En 1976, elle est une redoutable kapo dans Les déportées de la section spéciale SS de Rino Di Silvestro, un réalisateur selon elle un rien sadique au vu de cette étrange lueur qui brillait dans ses yeux lors du tournages des séquences de violence.
Dés 1977 Erna va se faire plus rare sur les écrans. En fait, l'actrice se lasse du cinéma. Elle aimerait désormais faire d'autres choses non plus en tant qu'Erna Schurer mais comme Emma Costantino. Elle tournera son dernier film, une petite série d'horreur, en 1985 sous la houlette de son ami Marcello Avallone, Spettri/ Spectres. Après un ultime rôle pour la télévision dans La vità è una tromba, Erna met un terme définitif à sa carrière d'actrice et semble s'évanouir dans le néant au grand dam de ses admirateurs.

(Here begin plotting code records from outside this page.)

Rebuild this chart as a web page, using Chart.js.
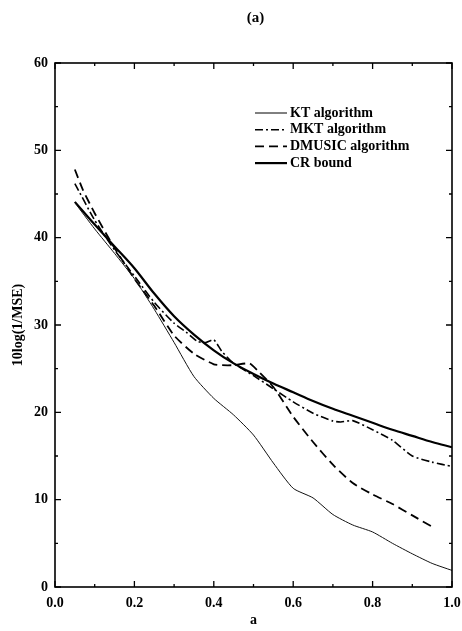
<!DOCTYPE html>
<html>
<head>
    <meta charset="utf-8">
    <title>10log(1/MSE) vs a</title>
    <script src="https://cdn.jsdelivr.net/npm/chart.js"></script>
    <style>
        html, body { margin: 0; padding: 0; background: #fff; }
        #wrap { width: 462px; height: 631px; }
    </style>
</head>
<body>
    <div id="wrap">
        <canvas id="mseChart"></canvas>
    </div>

    <script>
        // series
        const ktA   = [0.05, 0.1, 0.15, 0.2, 0.25, 0.3, 0.35, 0.4, 0.45, 0.5, 0.55, 0.6, 0.65, 0.7, 0.75, 0.8, 0.85, 0.9, 0.95, 1.0];
        const ktY   = [44.0, 41.0, 38.2, 35.3, 31.8, 28.0, 24.1, 21.6, 19.7, 17.4, 14.2, 11.3, 10.2, 8.3, 7.1, 6.3, 5.0, 3.8, 2.7, 1.9];

        const mktA  = [0.05, 0.1, 0.15, 0.2, 0.25, 0.3, 0.33, 0.36, 0.38, 0.4, 0.42, 0.45, 0.5, 0.55, 0.6, 0.65, 0.7, 0.72, 0.75, 0.8, 0.85, 0.9, 0.95, 1.0];
        const mktY  = [46.2, 42.0, 38.6, 35.6, 32.6, 30.2, 29.2, 28.1, 28.0, 28.3, 27.0, 25.6, 24.2, 22.7, 21.2, 19.9, 19.0, 18.9, 19.05, 18.0, 16.8, 15.0, 14.3, 13.8];

        const dmA   = [0.05, 0.07, 0.1, 0.15, 0.2, 0.25, 0.3, 0.35, 0.4, 0.42, 0.45, 0.49, 0.51, 0.55, 0.6, 0.65, 0.7, 0.75, 0.8, 0.85, 0.9, 0.95];
        const dmY   = [47.8, 45.5, 42.8, 38.8, 35.3, 32.2, 28.8, 26.7, 25.5, 25.4, 25.4, 25.6, 24.8, 22.9, 19.5, 16.6, 14.0, 11.9, 10.6, 9.5, 8.2, 6.9];

        const crA   = [0.05, 0.1, 0.15, 0.2, 0.25, 0.3, 0.35, 0.4, 0.45, 0.5, 0.55, 0.6, 0.65, 0.7, 0.75, 0.8, 0.85, 0.9, 0.95, 1.0];
        const crY   = [44.1, 41.5, 39.0, 36.5, 33.6, 31.0, 28.9, 27.1, 25.6, 24.4, 23.3, 22.3, 21.3, 20.4, 19.6, 18.8, 18.0, 17.3, 16.6, 16.0];

        const xMajor = [0, 0.2, 0.4, 0.6, 0.8, 1.0];
        const xMinor = [0.1, 0.3, 0.5, 0.7, 0.9];
        const yMajor = [0, 10, 20, 30, 40, 50, 60];
        const yMinor = [5, 15, 25, 35, 45, 55];

        const serif = "'Liberation Serif', 'DejaVu Serif', serif";
        const textFont = { family: serif, size: 14, weight: 'bold' };

        const toPoints = (xs, ys) => xs.map((x, i) => ({ x: x, y: ys[i] }));

        // frame, inward ticks, panel label and the legend inside the plot
        const framePlugin = {
            id: 'framePlugin',
            afterDraw(chart) {
                const ctx = chart.ctx;
                const a = chart.chartArea;
                const xs = chart.scales.x;
                const ys = chart.scales.y;
                ctx.save();
                ctx.strokeStyle = '#000';
                ctx.lineWidth = 1.6;
                ctx.strokeRect(a.left, a.top, a.right - a.left, a.bottom - a.top);

                ctx.lineWidth = 1.3;
                const tickX = (vals, len) => {
                    vals.forEach(v => {
                        const px = xs.getPixelForValue(v);
                        ctx.beginPath();
                        ctx.moveTo(px, a.bottom); ctx.lineTo(px, a.bottom - len);
                        ctx.moveTo(px, a.top); ctx.lineTo(px, a.top + len);
                        ctx.stroke();
                    });
                };
                const tickY = (vals, len) => {
                    vals.forEach(v => {
                        const py = ys.getPixelForValue(v);
                        ctx.beginPath();
                        ctx.moveTo(a.left, py); ctx.lineTo(a.left + len, py);
                        ctx.moveTo(a.right, py); ctx.lineTo(a.right - len, py);
                        ctx.stroke();
                    });
                };
                tickX(xMajor, 6); tickX(xMinor, 3);
                tickY(yMajor, 6); tickY(yMinor, 3);

                ctx.fillStyle = '#000';
                ctx.textBaseline = 'middle';

                // panel label
                ctx.font = 'bold 15px ' + serif;
                ctx.textAlign = 'center';
                ctx.fillText('(a)', (a.left + a.right) / 2 + 2, 18);

                // legend
                const x0 = 255, x1 = 287, tx = 290;
                let y = 113;
                ctx.font = 'bold 14px ' + serif;
                ctx.textAlign = 'left';
                chart.data.datasets.forEach(ds => {
                    ctx.beginPath();
                    ctx.lineWidth = ds.borderWidth;
                    ctx.setLineDash(ds.borderDash || []);
                    ctx.moveTo(x0, y); ctx.lineTo(x1, y);
                    ctx.stroke();
                    ctx.setLineDash([]);
                    ctx.fillText(ds.label, tx, y);
                    y += 16.7;
                });
                ctx.restore();
            }
        };

        const ctx = document.getElementById('mseChart').getContext('2d');
        new Chart(ctx, {
            type: 'line',
            data: {
                datasets: [
                    { label: 'KT algorithm', data: toPoints(ktA, ktY), borderColor: '#111', borderWidth: 1, borderDash: [], tension: 0.2 },
                    { label: 'MKT algorithm', data: toPoints(mktA, mktY), borderColor: '#000', borderWidth: 1.6, borderDash: [8, 3, 2, 3], tension: 0.2 },
                    { label: 'DMUSIC algorithm', data: toPoints(dmA, dmY), borderColor: '#000', borderWidth: 1.8, borderDash: [9, 5], tension: 0.2 },
                    { label: 'CR bound', data: toPoints(crA, crY), borderColor: '#000', borderWidth: 2.2, borderDash: [], cubicInterpolationMode: 'monotone' }
                ]
            },
            options: {
                responsive: true,
                maintainAspectRatio: false,
                animation: false,
                layout: { padding: { left: 0, right: 10, top: 63, bottom: 0 } },
                elements: { point: { radius: 0 } },
                plugins: {
                    legend: { display: false },
                    tooltip: { enabled: false },
                    title: { display: false }
                },
                scales: {
                    x: {
                        type: 'linear',
                        min: 0, max: 1,
                        grid: { display: false, drawTicks: false },
                        border: { display: false },
                        afterFit: s => { s.height = 44; s.paddingLeft = 0; s.paddingRight = 0; },
                        ticks: {
                            stepSize: 0.2,
                            padding: 8,
                            color: '#000',
                            font: textFont,
                            maxRotation: 0,
                            callback: v => Number(v).toFixed(1)
                        },
                        title: {
                            display: true,
                            text: 'a',
                            color: '#000',
                            font: textFont,
                            padding: { top: 0, bottom: 2 }
                        }
                    },
                    y: {
                        min: 0, max: 60,
                        grid: { display: false, drawTicks: false },
                        border: { display: false },
                        afterFit: s => { s.width = 55; s.paddingTop = 0; s.paddingBottom = 0; },
                        ticks: {
                            stepSize: 10,
                            padding: 7,
                            color: '#000',
                            font: textFont
                        },
                        title: {
                            display: true,
                            text: '10log(1/MSE)',
                            color: '#000',
                            font: textFont,
                            padding: { top: 10, bottom: 0 }
                        }
                    }
                }
            },
            plugins: [framePlugin]
        });
    </script>
</body>
</html>
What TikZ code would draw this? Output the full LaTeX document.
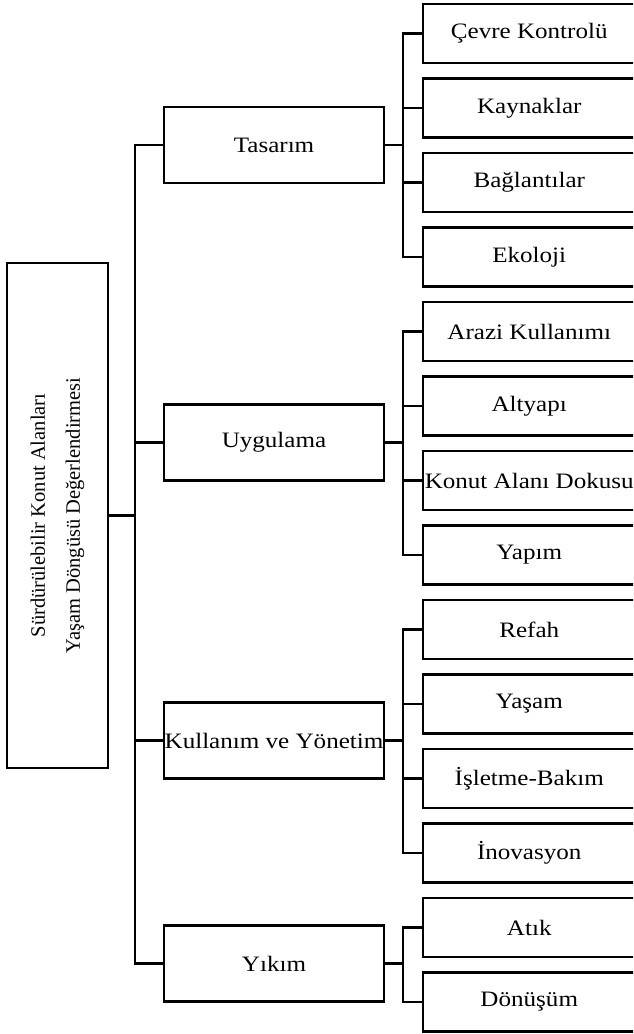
\documentclass[tikz,border=0pt]{standalone}
\usepackage{fontspec}
\setmainfont{Liberation Serif}[FakeStretch=1.14]
\newfontfamily\rootfont{Liberation Serif}
\begin{document}
\begin{tikzpicture}[x=1pt,y=-1pt,
  box/.style={draw, line width=2.5pt, inner sep=0pt, align=center,
    font=\fontsize{22}{30}\selectfont},
  rootbox/.style={box, rotate=90, minimum width=505, minimum height=101,
    font=\rootfont\fontsize{20.5}{35}\selectfont},
  parentbox/.style={box, minimum width=220, minimum height=76},
  childbox/.style={box, minimum width=212.5, minimum height=59},
  conn/.style={line width=2.5pt}]
\useasboundingbox (0,0) rectangle (633,1034);
\clip (0,0) rectangle (633,1034);

\node[rootbox] (root) at (57.5,515.5) {Sürdürülebilir Konut Alanları\\Yaşam Döngüsü Değerlendirmesi};

\node[parentbox] (p1) at (274,145) {Tasarım};
\node[parentbox] (p2) at (274,442.5) {Uygulama};
\node[parentbox] (p3) at (274,740.5) {Kullanım ve Yönetim};
\node[parentbox] (p4) at (274,963.5) {Yıkım};

\node[childbox] (c0) at (529.25,33.5) {Çevre Kontrolü};
\node[childbox] (c1) at (529.25,108) {Kaynaklar};
\node[childbox] (c2) at (529.25,182.5) {Bağlantılar};
\node[childbox] (c3) at (529.25,257) {Ekoloji};
\node[childbox] (c4) at (529.25,331.5) {Arazi Kullanımı};
\node[childbox] (c5) at (529.25,406) {Altyapı};
\node[childbox] (c6) at (529.25,480.5) {Konut Alanı Dokusu};
\node[childbox] (c7) at (529.25,555) {Yapım};
\node[childbox] (c8) at (529.25,629.5) {Refah};
\node[childbox] (c9) at (529.25,704) {Yaşam};
\node[childbox] (c10) at (529.25,778.5) {İşletme-Bakım};
\node[childbox] (c11) at (529.25,853) {İnovasyon};
\node[childbox] (c12) at (529.25,927.5) {Atık};
\node[childbox] (c13) at (529.25,1002) {Dönüşüm};

\coordinate (sp) at (135,515.5);
\coordinate (bx) at (403,0);

% root to spine
\draw[conn] (root.south) -- (sp);
\draw[conn] (p1.west) -| (sp) |- (p4.west);
\draw[conn] (p2.west) -- (p2.west -| sp);
\draw[conn] (p3.west) -- (p3.west -| sp);

% group 1
\draw[conn] (p1.east) -- (p1.east -| bx);
\draw[conn] (c0.west) -| (p1.east -| bx) |- (c3.west);
\draw[conn] (c1.west) -- (c1.west -| bx);
\draw[conn] (c2.west) -- (c2.west -| bx);
% group 2
\draw[conn] (p2.east) -- (p2.east -| bx);
\draw[conn] (c4.west) -| (p2.east -| bx) |- (c7.west);
\draw[conn] (c5.west) -- (c5.west -| bx);
\draw[conn] (c6.west) -- (c6.west -| bx);
% group 3
\draw[conn] (p3.east) -- (p3.east -| bx);
\draw[conn] (c8.west) -| (p3.east -| bx) |- (c11.west);
\draw[conn] (c9.west) -- (c9.west -| bx);
\draw[conn] (c10.west) -- (c10.west -| bx);
% group 4
\draw[conn] (p4.east) -- (p4.east -| bx);
\draw[conn] (c12.west) -| (p4.east -| bx) |- (c13.west);
\end{tikzpicture}
\end{document}
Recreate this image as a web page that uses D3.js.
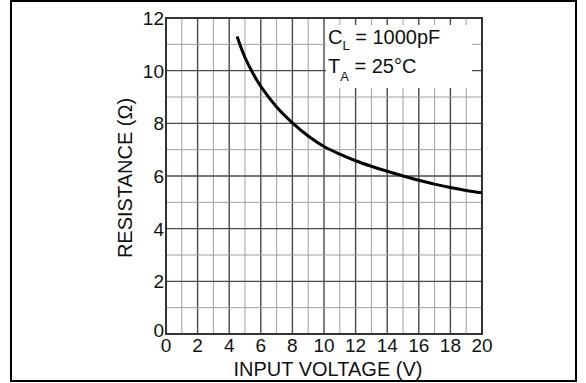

A cette époque, Emma était éprise d'un réalisateur qui comprenait très bien ses nouvelles aspirations. Le cinéma italien ne l'intéressait plus. Elle démarre alors une toute nouvelle vie
en 1985, celle d'entrepreneur financier. Elle monte sa propre entreprise, l'Eurogift, qui va tracter avec les plus grosses banques d'Italie, d'Europe et d'Amérique.
Désormais installée à Florence, voilà 25 ans qu'Erna gère ses entreprises, pleinement satisfaite et surtout épanouie même si son amour pour le théâtre et le cinéma ne l'a jamais quitté. Elle a simplement tourné une page de sa vie pour en écrire une nouvelle.
Emma est récemment réapparue pour le plus grand bonheur de ses fans qui ne l'ont pas oublié grâce à un documentaire sur Killing dont elle fut l'héroïne avant de devenir cette lumineuse actrice qui a illuminé les salles obscures durant quasiment 20 ans.